Geothermal regions pose ongoing risks even without eruptions. In Rotorua, New Zealand, which sits on an active geothermal field, ambient outdoor concentrations regularly exceed 1 ppm. Indoor levels in certain buildings have been recorded above 200 ppm in poorly ventilated or enclosed areas. In the Alban Hills volcanic region near Rome, residential measurements frequently exceeded 10 to 15 ppm, with spikes up to 40 ppm.
Groundwater and Well Water
If your well water smells like rotten eggs, sulfur-reducing bacteria in the groundwater are almost certainly the cause. These bacteria feed on naturally occurring sulfur in rock and thrive in the low-oxygen conditions found in wells and household plumbing. The problem is most common in wells drilled into acidic bedrock like shale and sandstone, where sulfur minerals are more abundant and conditions favor bacterial growth.
Sewer Systems and Wastewater
Sewers are ideal incubators for hydrogen sulfide. Wastewater contains sulfate, and the interior of sewer pipes is often anaerobic, giving sulfate-reducing bacteria exactly what they need. Sulfide accumulates to particularly high levels in networks with long transport times, where sewage sits in pipes for extended periods before reaching a treatment plant.
The consequences go beyond odor. At dissolved sulfide concentrations of just 0.1 to 0.5 milligrams per liter, concrete sewer pipes begin to corrode. Above 2 milligrams per liter, corrosion becomes severe, eating through concrete at rates of 1 to 10 millimeters per year. This is why hydrogen sulfide management is a major concern for municipal infrastructure.
Industrial Processes
Two major industries produce hydrogen sulfide as a routine byproduct. In petroleum refining, a process called hydrodesulfurization removes sulfur from crude oil by reacting it with hydrogen gas. The sulfur in the oil is stripped away and converted directly into hydrogen sulfide, which is then captured and typically converted into elemental sulfur for sale or disposal.

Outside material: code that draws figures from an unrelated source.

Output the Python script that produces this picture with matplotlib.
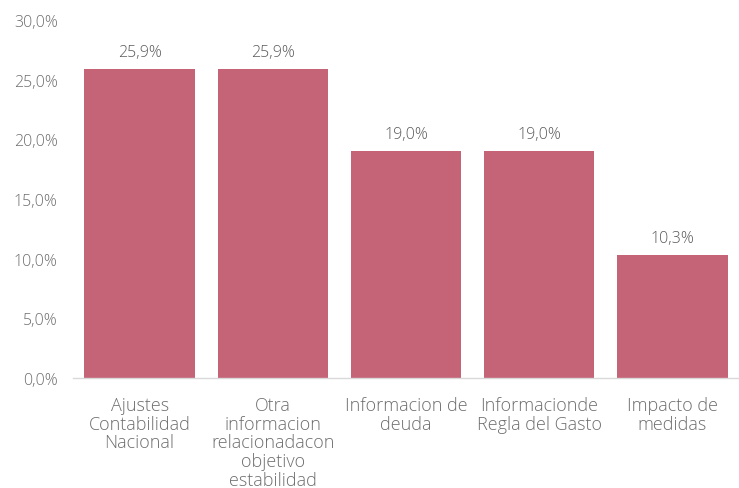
import matplotlib
matplotlib.use("Agg")
import matplotlib.pyplot as plt
from matplotlib.ticker import FuncFormatter

categories = [
    "Ajustes\nContabilidad\nNacional",
    "Otra\ninformacion\nrelacionadacon\nobjetivo\nestabilidad",
    "Informacion de\ndeuda",
    "Informacionde\nRegla del Gasto",
    "Impacto de\nmedidas",
]
values = [25.9, 25.9, 19.0, 19.0, 10.3]
y_ticks = [0, 5, 10, 15, 20, 25, 30]

bar_color = "#C56477"
tick_color = "#6E6E6E"
value_color = "#5A5A5A"

plt.rcParams["font.family"] = ["Open Sans", "DejaVu Sans"]
plt.rcParams["font.weight"] = "light"

fig = plt.figure(figsize=(7.39, 4.89), dpi=100)
ax = fig.add_axes([73 / 739, 110 / 489, 666 / 739, 358 / 489])

x = list(range(len(values)))
ax.bar(x, values, width=0.83, color=bar_color, zorder=2)

for xi, v in zip(x, values):
    ax.annotate(f"{v:.1f}%".replace(".", ","), (xi, v), xytext=(0, 6.5),
                textcoords="offset points", ha="center", va="bottom",
                fontsize=11.5, color=value_color, fontweight="light")

ax.set_xlim(-0.5, len(values) - 0.5)
ax.set_ylim(0, 30)
ax.set_yticks(y_ticks)
ax.yaxis.set_major_formatter(FuncFormatter(lambda v, p: f"{v:.1f}%".replace(".", ",")))
ax.set_xticks(x)
ax.set_xticklabels(categories, linespacing=1.05, fontsize=13, fontweight="light")
for lbl in ax.get_yticklabels():
    lbl.set_fontsize(11.5)
    lbl.set_fontweight("light")

ax.tick_params(axis="both", length=0, labelcolor=tick_color)
ax.tick_params(axis="x", pad=13)
ax.tick_params(axis="y", pad=11)

for side in ["top", "right", "left"]:
    ax.spines[side].set_visible(False)
ax.spines["bottom"].set_color("#D9D9D9")
ax.spines["bottom"].set_linewidth(1.0)

fig.savefig("out.png", dpi=100)
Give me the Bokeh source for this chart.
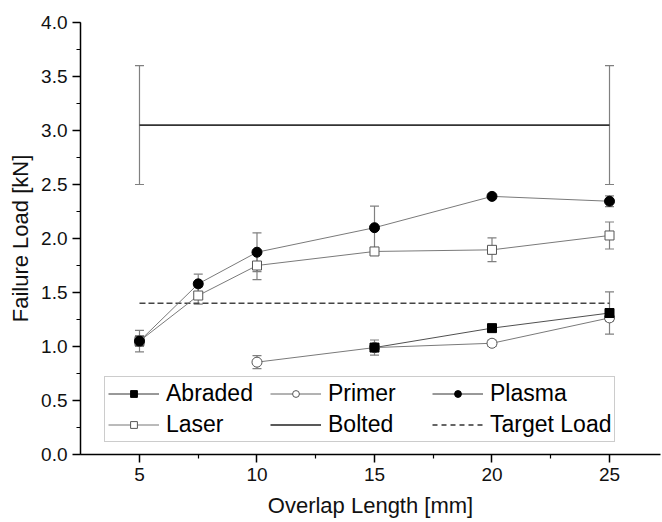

Paper manufacturing through the Kraft pulping process is another significant source. The chemical reactions involved in breaking down wood fibers use sodium sulfide, which reacts with water vapor and carbon dioxide at various stages to release hydrogen sulfide. This happens in the recovery boiler, the smelt dissolving tank, and in direct-contact evaporators where flue gas meets the cooking chemicals. The distinctive smell near paper mills comes largely from these sulfur emissions.
Why Concentration Matters
Hydrogen sulfide is detectable by smell at extremely low levels, with the odor threshold starting around 0.0005 ppm. But the gas becomes more dangerous as concentrations rise, and at high levels it actually paralyzes the olfactory nerve, eliminating the warning smell entirely. OSHA sets a workplace ceiling of 20 ppm for general industry, with a maximum peak of 50 ppm allowed for no more than 10 minutes. Construction and shipyard workers face a stricter limit of 10 ppm as a time-weighted average. The National Institute for Occupational Safety and Health recommends a ceiling of 10 ppm over any 10-minute period.
For context, the background concentration of hydrogen sulfide in normal outdoor air is just 0.00005 to 0.024 ppm. People living near volcanic areas, industrial facilities, or wastewater treatment plants can be exposed to levels tens or hundreds of times higher than that baseline.